|
WHY IS PETROL GOING UP? WHY ARE INTEREST RATES GOING UP? AND HOW ARE THE 2 LINKED?
Date Added: 4/12/2007
Author/Source: Sebastian Mueller & Jessica Linde of BrayCorp Financial Services
"I can preach as much as I want, if people don't feel the hit in their pockets they won't listen”, the Governor of South African Reserve Bank Tito Mboweni recently said in reference to another hike in interest rates.
To understand and appreciate this statement, it is crucial to learn more about the factors affecting the interest rate as this directly affects your disposable income. This requires an explanation of the diverse factors influencing the interest rate. The following shall provide an insight into this topic using, as an example, the price of oil, which is not the only but the most important economic parameter.
We focus on the United States of America who controls the global economy. If the US Federal Reserve Bank lowers the interest rate (as they have done recently as a result of the US Property Market Crash) this allows growth in the US economy as money is less expensive and as such people are able to spend more. This results in an increase in demand. To accommodate this demand companies enlarge their production. A growing US economy in turn results in growth in the global economy as the US is a crucial consumer on international markets. Increased production results in an increased demand for oil, increasing the price of oil. The higher price of oil makes production more expensive, forcing companies to increase their prices, resulting in inflation.
So in summary:
•Lower interest rates in US means more spending •More spending means more demand •More demand means higher production (in the US and global market) •Higher production means an increase in the demand for oil •Because the demand for oil is higher, the oil price also increases (This is the law of supply and demand. The more in demand something is, the more it costs.

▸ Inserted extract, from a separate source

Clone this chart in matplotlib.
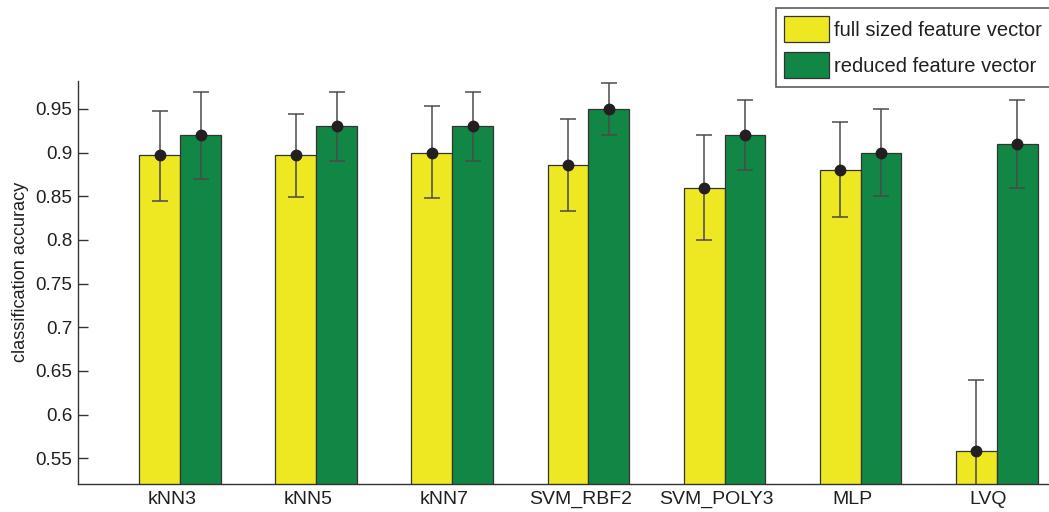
import numpy as np
import matplotlib
matplotlib.use("Agg")
import matplotlib.pyplot as plt

plt.rcParams['font.family'] = ['Liberation Sans', 'DejaVu Sans']

classifiers = ['kNN3', 'kNN5', 'kNN7', 'SVM_RBF2', 'SVM_POLY3', 'MLP', 'LVQ']
series_names = ['full sized feature vector', 'reduced feature vector']

full_acc = [0.897, 0.897, 0.900, 0.886, 0.860, 0.880, 0.558]
full_lo = [0.845, 0.849, 0.848, 0.833, 0.800, 0.826, 0.476]
full_hi = [0.948, 0.944, 0.953, 0.938, 0.920, 0.935, 0.640]

red_acc = [0.920, 0.930, 0.930, 0.950, 0.920, 0.900, 0.910]
red_lo = [0.870, 0.890, 0.890, 0.920, 0.880, 0.850, 0.860]
red_hi = [0.970, 0.970, 0.970, 0.980, 0.960, 0.950, 0.960]

yticks = [0.55, 0.6, 0.65, 0.7, 0.75, 0.8, 0.85, 0.9, 0.95]
ytick_labels = ['0.55', '0.6', '0.65', '0.7', '0.75', '0.8', '0.85', '0.9', '0.95']

text_col = '#231f20'
yellow = '#eee823'
green = '#128645'

fig = plt.figure(figsize=(10.49, 5.12), dpi=100)
ax = fig.add_axes([0.0744, 0.0547, 0.9256, 0.787])

x = np.arange(1, len(classifiers) + 1)
w = 0.3

b1 = ax.bar(x - w / 2, full_acc, w, color=yellow, edgecolor='#333333', linewidth=0.9,
            label=series_names[0], zorder=2)
b2 = ax.bar(x + w / 2, red_acc, w, color=green, edgecolor='#333333', linewidth=0.9,
            label=series_names[1], zorder=2)

for xs, acc, lo, hi in [(x - w / 2, full_acc, full_lo, full_hi), (x + w / 2, red_acc, red_lo, red_hi)]:
    acc = np.array(acc)
    err = [acc - np.array(lo), np.array(hi) - acc]
    ax.errorbar(xs, acc, yerr=err, fmt='o', color='#231f20', ecolor='#4a4a4a',
                elinewidth=1.1, capsize=6, capthick=1.1, markersize=7.5, zorder=3)

ax.set_xlim(0.25, 7.384)
ax.set_ylim(0.5206, 0.982)
ax.set_yticks(yticks)
ax.set_yticklabels(ytick_labels)
# labels sit a little left of the group centres in the original
ax.set_xticks(x - 0.06)
ax.set_xticklabels(classifiers)

ax.tick_params(axis='x', length=0, pad=5, labelsize=14, labelcolor=text_col)
ax.tick_params(axis='y', direction='in', length=7, width=1, pad=4, labelsize=13.6,
               labelcolor=text_col, color='#333333')
ax.spines['top'].set_visible(False)
ax.spines['right'].set_visible(False)
for s in ['left', 'bottom']:
    ax.spines[s].set_color('#333333')
    ax.spines[s].set_linewidth(1)

ax.set_ylabel('classification accuracy', fontsize=13.1, color=text_col)
ax.yaxis.set_label_coords(-0.050, 0.526)

leg = fig.legend(handles=[b1, b2], loc='upper left', bbox_to_anchor=(776 / 1049, 1 - 8 / 512),
                 fontsize=14.5, frameon=True, fancybox=False, edgecolor='#333333',
                 handlelength=2.2, handleheight=1.6, borderpad=0.42, labelspacing=0.5,
                 handletextpad=0.25, borderaxespad=0)
leg.get_frame().set_linewidth(1.2)
for t in leg.get_texts():
    t.set_color(text_col)

fig.savefig('out.png', dpi=100)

For example, if there are 5 apples but 10 people who want them, those people are prepared to pay more to ensure they get an apple). •Higher price for oil means the increased production is more expensive •This means companies would raise their prices (to make up for the increased cost of production) •This results inflation!
So the overall effect is: A decrease in US interest rates = inflation
What effect do those coherences have on South African economy?
This resultant increase in inflation exerts pressure on the Reserve Bank to raise the interest rates, making money more expensive, resulting in less spending which in turn slows down inflation.
So while the increase in the price of oil affects the cost of our petrol so too is our interest rate affected.